Lines of data
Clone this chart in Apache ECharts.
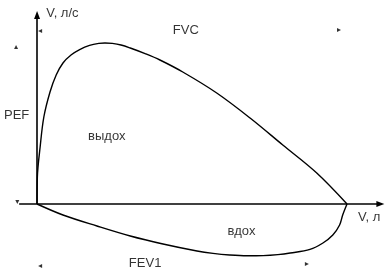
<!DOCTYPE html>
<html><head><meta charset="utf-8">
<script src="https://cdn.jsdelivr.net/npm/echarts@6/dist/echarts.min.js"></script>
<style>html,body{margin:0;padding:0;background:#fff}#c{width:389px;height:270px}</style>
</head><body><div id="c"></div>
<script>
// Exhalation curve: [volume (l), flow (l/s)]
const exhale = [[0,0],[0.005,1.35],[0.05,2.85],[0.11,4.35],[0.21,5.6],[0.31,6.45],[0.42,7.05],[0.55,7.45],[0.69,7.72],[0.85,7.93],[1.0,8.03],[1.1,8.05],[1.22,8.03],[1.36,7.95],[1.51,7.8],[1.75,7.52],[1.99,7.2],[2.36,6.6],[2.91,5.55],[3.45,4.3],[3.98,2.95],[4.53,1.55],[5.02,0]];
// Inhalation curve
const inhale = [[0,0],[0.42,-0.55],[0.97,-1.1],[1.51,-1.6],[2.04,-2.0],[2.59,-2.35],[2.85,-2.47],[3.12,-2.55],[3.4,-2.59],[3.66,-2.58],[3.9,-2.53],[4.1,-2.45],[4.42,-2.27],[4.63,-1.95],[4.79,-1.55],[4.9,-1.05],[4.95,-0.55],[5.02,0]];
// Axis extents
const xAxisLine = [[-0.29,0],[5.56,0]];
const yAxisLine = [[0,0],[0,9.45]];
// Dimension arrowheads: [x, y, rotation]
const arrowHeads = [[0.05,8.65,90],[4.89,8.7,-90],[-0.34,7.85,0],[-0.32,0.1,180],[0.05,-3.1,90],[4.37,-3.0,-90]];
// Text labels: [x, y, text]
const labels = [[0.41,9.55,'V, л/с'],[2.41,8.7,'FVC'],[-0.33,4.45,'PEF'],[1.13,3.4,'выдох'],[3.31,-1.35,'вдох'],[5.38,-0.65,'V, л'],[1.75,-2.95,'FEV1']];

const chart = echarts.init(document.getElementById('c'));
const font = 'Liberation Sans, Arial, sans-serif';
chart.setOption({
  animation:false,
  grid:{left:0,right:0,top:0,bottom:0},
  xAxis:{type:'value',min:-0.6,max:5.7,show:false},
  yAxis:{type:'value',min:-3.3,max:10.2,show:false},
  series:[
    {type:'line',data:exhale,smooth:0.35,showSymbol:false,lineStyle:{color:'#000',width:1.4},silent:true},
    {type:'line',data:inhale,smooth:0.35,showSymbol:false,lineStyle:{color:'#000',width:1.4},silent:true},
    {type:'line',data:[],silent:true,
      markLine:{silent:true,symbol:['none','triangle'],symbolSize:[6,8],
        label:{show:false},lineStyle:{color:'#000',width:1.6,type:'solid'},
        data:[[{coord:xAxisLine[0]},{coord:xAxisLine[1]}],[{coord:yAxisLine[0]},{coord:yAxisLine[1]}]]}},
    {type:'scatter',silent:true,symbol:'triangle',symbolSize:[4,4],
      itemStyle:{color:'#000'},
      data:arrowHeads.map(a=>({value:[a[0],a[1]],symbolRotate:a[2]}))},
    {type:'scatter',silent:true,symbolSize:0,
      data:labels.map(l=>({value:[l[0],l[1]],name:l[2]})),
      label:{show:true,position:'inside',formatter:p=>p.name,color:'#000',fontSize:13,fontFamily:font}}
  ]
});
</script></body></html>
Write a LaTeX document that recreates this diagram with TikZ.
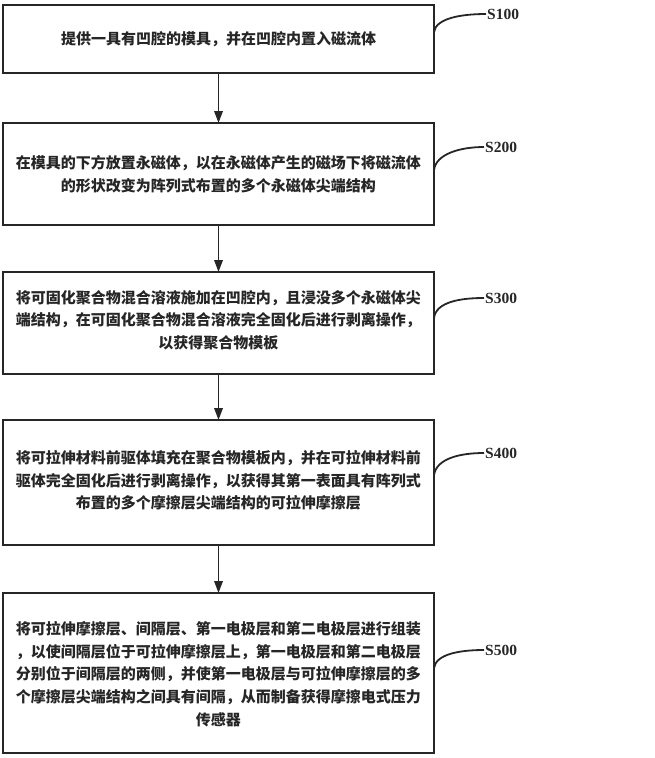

What is being asked: Give the data again exactly as written, with all pictures left out.

Problem solution:
Clone this chart in Apache ECharts.
<!DOCTYPE html>
<html><head><meta charset="utf-8">
<script src="https://cdn.jsdelivr.net/npm/echarts@6/dist/echarts.min.js"></script>
<style>html,body{margin:0;padding:0;background:#fff}#c{width:389px;height:270px}</style>
</head><body><div id="c"></div>
<script>
// Exhalation curve: [volume (l), flow (l/s)]
const exhale = [[0,0],[0.005,1.35],[0.05,2.85],[0.11,4.35],[0.21,5.6],[0.31,6.45],[0.42,7.05],[0.55,7.45],[0.69,7.72],[0.85,7.93],[1.0,8.03],[1.1,8.05],[1.22,8.03],[1.36,7.95],[1.51,7.8],[1.75,7.52],[1.99,7.2],[2.36,6.6],[2.91,5.55],[3.45,4.3],[3.98,2.95],[4.53,1.55],[5.02,0]];
// Inhalation curve
const inhale = [[0,0],[0.42,-0.55],[0.97,-1.1],[1.51,-1.6],[2.04,-2.0],[2.59,-2.35],[2.85,-2.47],[3.12,-2.55],[3.4,-2.59],[3.66,-2.58],[3.9,-2.53],[4.1,-2.45],[4.42,-2.27],[4.63,-1.95],[4.79,-1.55],[4.9,-1.05],[4.95,-0.55],[5.02,0]];
// Axis extents
const xAxisLine = [[-0.29,0],[5.56,0]];
const yAxisLine = [[0,0],[0,9.45]];
// Dimension arrowheads: [x, y, rotation]
const arrowHeads = [[0.05,8.65,90],[4.89,8.7,-90],[-0.34,7.85,0],[-0.32,0.1,180],[0.05,-3.1,90],[4.37,-3.0,-90]];
// Text labels: [x, y, text]
const labels = [[0.41,9.55,'V, л/с'],[2.41,8.7,'FVC'],[-0.33,4.45,'PEF'],[1.13,3.4,'выдох'],[3.31,-1.35,'вдох'],[5.38,-0.65,'V, л'],[1.75,-2.95,'FEV1']];

const chart = echarts.init(document.getElementById('c'));
const font = 'Liberation Sans, Arial, sans-serif';
chart.setOption({
  animation:false,
  grid:{left:0,right:0,top:0,bottom:0},
  xAxis:{type:'value',min:-0.6,max:5.7,show:false},
  yAxis:{type:'value',min:-3.3,max:10.2,show:false},
  series:[
    {type:'line',data:exhale,smooth:0.35,showSymbol:false,lineStyle:{color:'#000',width:1.4},silent:true},
    {type:'line',data:inhale,smooth:0.35,showSymbol:false,lineStyle:{color:'#000',width:1.4},silent:true},
    {type:'line',data:[],silent:true,
      markLine:{silent:true,symbol:['none','triangle'],symbolSize:[6,8],
        label:{show:false},lineStyle:{color:'#000',width:1.6,type:'solid'},
        data:[[{coord:xAxisLine[0]},{coord:xAxisLine[1]}],[{coord:yAxisLine[0]},{coord:yAxisLine[1]}]]}},
    {type:'scatter',silent:true,symbol:'triangle',symbolSize:[4,4],
      itemStyle:{color:'#000'},
      data:arrowHeads.map(a=>({value:[a[0],a[1]],symbolRotate:a[2]}))},
    {type:'scatter',silent:true,symbolSize:0,
      data:labels.map(l=>({value:[l[0],l[1]],name:l[2]})),
      label:{show:true,position:'inside',formatter:p=>p.name,color:'#000',fontSize:13,fontFamily:font}}
  ]
});
</script></body></html>
Write a LaTeX document that recreates this diagram with TikZ.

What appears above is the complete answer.